Upon arriving at Kaiba Corp., I casually made my way to the elevator and keyed in his personal code for access to his floor. Besides Seto, only Mokuba and I had it. Imagine my surprise when, not only didn't it work, but it also set off an alarm and I was unceremoniously ushered from the building. Stunned, I sat on the ground for a while before trying his cell and private office lines. Both gave me the same 'Calls are not being accepted from this number' recording that I got from his home phone. At a loss, I went home. Once my head cleared a little, I tried Mokuba's cell. He'd had no idea Kaiba had blocked me and promised to set things right.
That night, Mokuba came out with us for arcade night. Actually, that's when I should have suspected a deeper conspiracy. Previously, we'd always picked up Mokuba from home. For some reason, Yugi insisted he meet us there and we'd drop him off later. That became the pattern for every event Mokuba participated in with us, well except for Jou and Mai's engagement/graduation party.
A limo dropped Mokuba off, but Kaiba wasn't with him.
"Mokuba, where's Kaiba," I'd asked. A slightly guilty look crossed his face before he answered.
"Umm, well he didn't think he was invited."
"Of course he was invited," I'd protested. "Why would he think that?"
"Because Yugi only gave me one invitation."
Shocked, I'd turned to my aibou for confirmation. A determined look set on his face as he crossed his arms over his chest, head held high. I couldn't believe it.
"I tried to convince him that he should come," Mokuba continued, "but he said he understood and walked away."
/Why/
/We were tired of his crap, Yami./
/That's it/
/That's enough./
Blind fury threatened to overtake me, but I held it in check. I wouldn't do that in front of Mokuba and I wouldn't ruin Jou and Mai's moment. I decided to confront them later about it. In the meantime, I would try to talk to Seto.
Attempting to put that part of my plan into action, I rode home with Mokuba after the party. I never made it out of the limo.
"But he's my friend!" Mokuba had protested when the driver explained I wasn't allowed on the premises.
"I'm sorry, Master Mokuba, but Mr. Kaiba specifically gave instruction not to allow Yugi nor any of his cohorts access to any Kaiba Corp. property.
"Cohorts!" I'd exclaimed. "I'm his friend!"

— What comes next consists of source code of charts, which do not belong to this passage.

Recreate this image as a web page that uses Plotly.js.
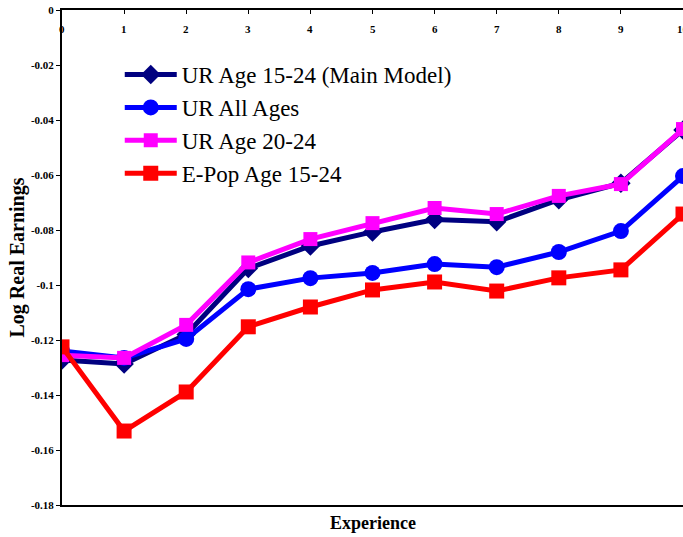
<!DOCTYPE html>
<html><head><meta charset="utf-8">
<script src="https://cdn.plot.ly/plotly-3.0.1.min.js"></script>
<style>html,body{margin:0;padding:0;background:#fff;}#chart{width:683px;height:537px;}</style>
</head><body><div id="chart"></div>
<script>
const experience = [0,1,2,3,4,5,6,7,8,9,10];
const urAge1524 = [-0.1273,-0.1287,-0.1180,-0.0940,-0.0858,-0.0807,-0.0762,-0.0770,-0.0690,-0.0630,-0.0436];
const urAllAges = [-0.1240,-0.1265,-0.1196,-0.1015,-0.0975,-0.0956,-0.0924,-0.0935,-0.0880,-0.0804,-0.0604];
const urAge2024 = [-0.1255,-0.1265,-0.1145,-0.0918,-0.0833,-0.0775,-0.0720,-0.0742,-0.0676,-0.0633,-0.0433];
const ePop1524 = [-0.1225,-0.1531,-0.1389,-0.1152,-0.1080,-0.1018,-0.0989,-0.1022,-0.0974,-0.0945,-0.0742];
const seriesNames = ["UR Age 15-24 (Main Model)","UR All Ages","UR Age 20-24","E-Pop Age 15-24"];
const yTickVals = [0,-0.02,-0.04,-0.06,-0.08,-0.1,-0.12,-0.14,-0.16,-0.18];
const yTickText = ["0","-0.02","-0.04","-0.06","-0.08","-0.1","-0.12","-0.14","-0.16","-0.18"];
const xTickText = ["0","1","2","3","4","5","6","7","8","9","10"];

const serif = "'Liberation Serif', 'Times New Roman', serif";
function tr(y, name, color, symbol, size, grp){
  return {x: experience, y: y, name: name, type: 'scatter', mode: 'lines+markers',
    line: {color: color, width: 5}, marker: {color: color, symbol: symbol, size: size},
    legendgroup: grp};
}
const data = [
  tr(urAge1524, seriesNames[0], '#000080', 'diamond', 15, 'a'),
  tr(urAllAges, seriesNames[1], '#0000FF', 'circle', 16, 'b'),
  tr(urAge2024, seriesNames[2], '#FF00FF', 'square', 14, 'c'),
  tr(ePop1524, seriesNames[3], '#FF0000', 'square', 15, 'd')
];
const tickFont = {family: serif, size: 11, color: '#000', weight: 'bold'};
const xLabelAnnotations = experience.map((v, i) => ({
  text: xTickText[i], xref: 'x', yref: 'paper', x: v, y: 1, yanchor: 'middle', yshift: -19,
  showarrow: false, font: tickFont
}));
const layout = {
  width: 683, height: 537,
  margin: {l: 62, r: 0, t: 10, b: 32},
  paper_bgcolor: '#fff', plot_bgcolor: '#fff',
  showlegend: true,
  legend: {x: 0.093, y: 0.913, xanchor: 'left', yanchor: 'top', bgcolor: 'rgba(0,0,0,0)',
    font: {family: serif, size: 23, color: '#000'}, tracegroupgap: 0, itemwidth: 52},
  xaxis: {range: [0, 10], side: 'top', showgrid: false, zeroline: false,
    showline: true, linecolor: '#000', linewidth: 2, mirror: true,
    ticks: 'inside', ticklen: 4, tickcolor: '#000', showticklabels: false,
    tickvals: experience},
  yaxis: {range: [-0.18, 0], showgrid: false, zeroline: false,
    showline: true, linecolor: '#000', linewidth: 2, mirror: true,
    ticks: 'outside', ticklen: 4, tickcolor: '#000',
    tickvals: yTickVals, ticktext: yTickText, tickfont: tickFont,
    title: {text: 'Log Real Earnings', standoff: 1, font: {family: serif, size: 20, color: '#000', weight: 'bold'}}},
  annotations: xLabelAnnotations.concat([{text: 'Experience', xref: 'paper', yref: 'paper', x: 0.5, y: 0, yshift: -30,
    showarrow: false, font: {family: serif, size: 18, color: '#000', weight: 'bold'}}])
};
Plotly.newPlot('chart', data, layout, {displayModeBar: false, staticPlot: true});
</script></body></html>
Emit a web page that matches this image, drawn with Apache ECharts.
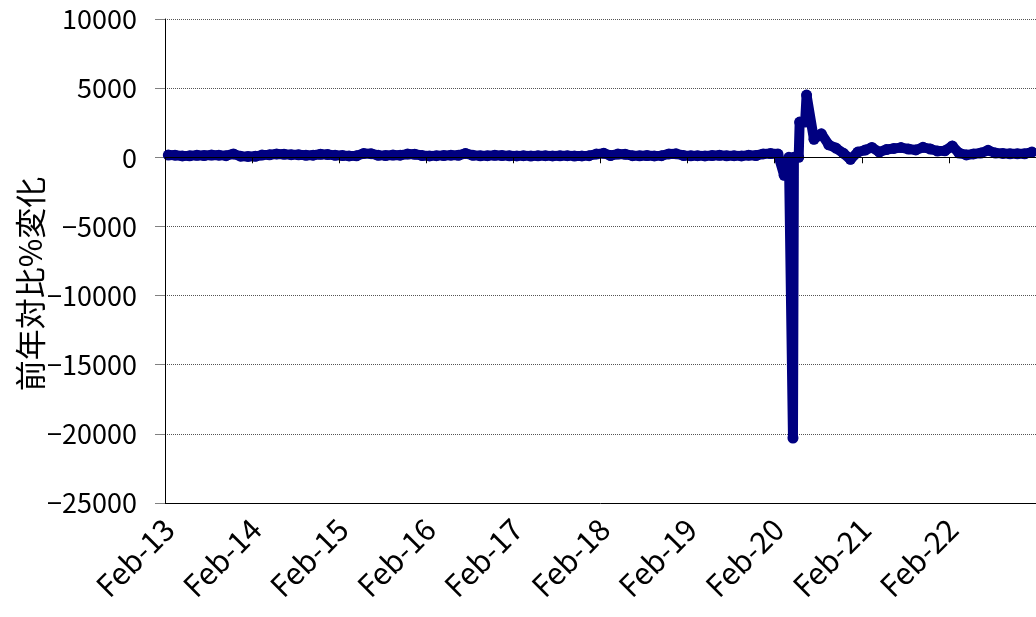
<!DOCTYPE html>
<html>
<head>
<meta charset="utf-8">
<script src="https://cdn.jsdelivr.net/npm/echarts@6/dist/echarts.min.js"></script>
<style>
html,body{margin:0;padding:0;background:#fff;}
#chart{width:1036px;height:617px;}
</style>
</head>
<body>
<div id="chart"></div>
<script>
// Month categories (axis ticks / labels every 12 months, starting Feb-13)
const categories = [
'Feb-13','Mar-13','Apr-13','May-13','Jun-13','Jul-13','Aug-13','Sep-13','Oct-13','Nov-13','Dec-13','Jan-14',
'Feb-14','Mar-14','Apr-14','May-14','Jun-14','Jul-14','Aug-14','Sep-14','Oct-14','Nov-14','Dec-14','Jan-15',
'Feb-15','Mar-15','Apr-15','May-15','Jun-15','Jul-15','Aug-15','Sep-15','Oct-15','Nov-15','Dec-15','Jan-16',
'Feb-16','Mar-16','Apr-16','May-16','Jun-16','Jul-16','Aug-16','Sep-16','Oct-16','Nov-16','Dec-16','Jan-17',
'Feb-17','Mar-17','Apr-17','May-17','Jun-17','Jul-17','Aug-17','Sep-17','Oct-17','Nov-17','Dec-17','Jan-18',
'Feb-18','Mar-18','Apr-18','May-18','Jun-18','Jul-18','Aug-18','Sep-18','Oct-18','Nov-18','Dec-18','Jan-19',
'Feb-19','Mar-19','Apr-19','May-19','Jun-19','Jul-19','Aug-19','Sep-19','Oct-19','Nov-19','Dec-19','Jan-20',
'Feb-20','Mar-20','Apr-20','May-20','Jun-20','Jul-20','Aug-20','Sep-20','Oct-20','Nov-20','Dec-20','Jan-21',
'Feb-21','Mar-21','Apr-21','May-21','Jun-21','Jul-21','Aug-21','Sep-21','Oct-21','Nov-21','Dec-21','Jan-22',
'Feb-22','Mar-22','Apr-22','May-22','Jun-22','Jul-22','Aug-22','Sep-22','Oct-22','Nov-22','Dec-22','Jan-23'
];

const obsDates = [
'2013-02-15','2013-03-15','2013-04-15','2013-05-15','2013-06-15','2013-07-15','2013-08-15','2013-09-15','2013-10-15','2013-11-15','2013-12-15','2014-01-15',
'2014-02-15','2014-03-15','2014-04-15','2014-05-15','2014-06-15','2014-07-15','2014-08-15','2014-09-15','2014-10-15','2014-11-15','2014-12-15','2015-01-15',
'2015-02-15','2015-03-15','2015-04-15','2015-05-15','2015-06-15','2015-07-15','2015-08-15','2015-09-15','2015-10-15','2015-11-15','2015-12-15','2016-01-15',
'2016-02-15','2016-03-15','2016-04-15','2016-05-15','2016-06-15','2016-07-15','2016-08-15','2016-09-15','2016-10-15','2016-11-15','2016-12-15','2017-01-15',
'2017-02-15','2017-03-15','2017-04-15','2017-05-15','2017-06-15','2017-07-15','2017-08-15','2017-09-15','2017-10-15','2017-11-15','2017-12-15','2018-01-15',
'2018-02-15','2018-03-15','2018-04-15','2018-05-15','2018-06-15','2018-07-15','2018-08-15','2018-09-15','2018-10-15','2018-11-15','2018-12-15','2019-01-15',
'2019-02-15','2019-03-15','2019-04-15','2019-05-15','2019-06-15','2019-07-15','2019-08-15','2019-09-15','2019-10-15','2019-11-15','2019-12-15','2020-01-15',
'2020-02-15','2020-03-12','2020-04-01','2020-04-18','2020-04-22','2020-05-12','2020-05-16','2020-06-08','2020-06-14',
'2020-07-15','2020-08-15','2020-09-15','2020-10-15','2020-11-15','2020-12-15','2021-01-15',
'2021-02-15','2021-03-15','2021-04-15','2021-05-15','2021-06-15','2021-07-15','2021-08-15','2021-09-15','2021-10-15','2021-11-15','2021-12-15','2022-01-15',
'2022-02-15','2022-03-15','2022-04-15','2022-05-15','2022-06-15','2022-07-15','2022-08-15','2022-09-15','2022-10-15','2022-11-15','2022-12-15','2023-01-15'
];
const yoyChange = [
160,150,100,110,140,130,160,150,120,240,80,60,
70,160,180,240,220,190,180,140,150,220,200,140,
130,100,110,280,260,140,130,160,150,230,220,130,
100,120,130,150,140,280,140,110,120,140,130,110,
100,120,90,110,120,100,110,120,90,100,120,230,
290,130,230,220,120,110,130,100,120,240,250,130,
110,120,100,130,140,110,120,100,150,130,240,270,
230,-1300,0,-20300,0,0,2550,2550,4500,
1300,1700,900,670,300,-150,380,
520,710,380,560,640,700,600,530,720,600,450,470,
820,310,170,240,310,500,310,280,250,250,250,380
];

const yAxisTitle = '前年対比%変化';
const yMin = -25000, yMax = 10000, yStep = 5000;
const timeStart = '2013-02-01', timeEnd = '2023-02-01';

const FONT = 'Noto Sans CJK JP';
const NAVY = '#000080';
const chart = echarts.init(document.getElementById('chart'), null, {renderer: 'canvas'});

chart.setOption({
  animation: false,
  backgroundColor: '#fff',
  grid: {left: 165, right: -4, top: 19, bottom: 114, containLabel: false},
  xAxis: [
    { // zero line with yearly ticks
      type: 'category', data: categories, boundaryGap: true, position: 'bottom', z: 5,
      axisLine: {show: true, onZero: true, lineStyle: {color: '#000', width: 1}},
      axisTick: {show: true, interval: 11, length: 6, lineStyle: {color: '#000', width: 1}},
      axisLabel: {show: false},
      splitLine: {show: false}
    },
    { // bottom labels
      type: 'category', data: categories, boundaryGap: true, position: 'bottom',
      axisLine: {show: true, onZero: false, lineStyle: {color: '#000', width: 1}},
      axisTick: {show: false},
      axisLabel: {
        show: true, interval: 11, rotate: 45, align: 'right', verticalAlign: 'middle',
        margin: 21, fontSize: 30, fontFamily: FONT, color: '#000'
      },
      splitLine: {show: false}
    },
    { // time scale for the data
      type: 'time', min: timeStart, max: timeEnd, position: 'top', show: false,
      splitLine: {show: false}
    }
  ],
  yAxis: {
    type: 'value', min: yMin, max: yMax, interval: yStep,
    axisLine: {show: true, onZero: false, lineStyle: {color: '#000', width: 1}},
    axisTick: {show: true, length: 10, lineStyle: {color: '#808080', width: 1}},
    axisLabel: {
      margin: 28, fontSize: 27, fontFamily: FONT, color: '#000',
      formatter: v => (v < 0 ? '\u2212' + Math.abs(v) : String(v))
    },
    splitLine: {show: true, lineStyle: {color: '#555', type: 'dotted', width: 1}}
  },
  graphic: [{
    type: 'text', x: 30, y: 284, rotation: Math.PI / 2,
    style: {text: yAxisTitle, fontSize: 31, fontFamily: FONT, fill: '#000', align: 'center', verticalAlign: 'middle'}
  }],
  series: [{
    type: 'line', xAxisIndex: 2, yAxisIndex: 0,
    data: obsDates.map((d, i) => [d, yoyChange[i]]),
    symbol: 'circle', symbolSize: 11, showAllSymbol: true,
    lineStyle: {color: NAVY, width: 10, join: 'round', cap: 'round'},
    itemStyle: {color: NAVY},
    z: 2
  }]
});
</script>
</body>
</html>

"Regardless, I cannot allow you into the house. As it is, you should not even be in this car. I will take you back to the house where I found you now," he retorted, slamming the door in my face. I could hear Mokuba's protests as we drove away.
Several days later, Mokuba called me on my cell and apologized profusely. I made sure he understood that I didn't blame him at all and we promised to meet up later and talk.
Unfortunately, the party would be the last time I saw him as Yugi's need for my assistance while he got ready for college overwhelmed everything else. I'd needed to get some things together too since I'd be spending a year with him before going to Egypt for the dig. Things between us were strained because of what had happened with Kaiba, but I couldn't abandon him when he needed me. He was still my aibou.
Pulling myself from the still disturbing memories, I allow the others' joy of being together again infect me. It's easily 2:30 in the morning before we all wind down. I insist that Mokuba stay the night as he can barely stand up let alone ride home.
"Besides," I cajole, "how could I get a taste of that machine's power if I'm too sleepy to enjoy it?"
He relents, promising a 'sinus-clearing ride' in the morning. Somehow, that didn't sound too appealing.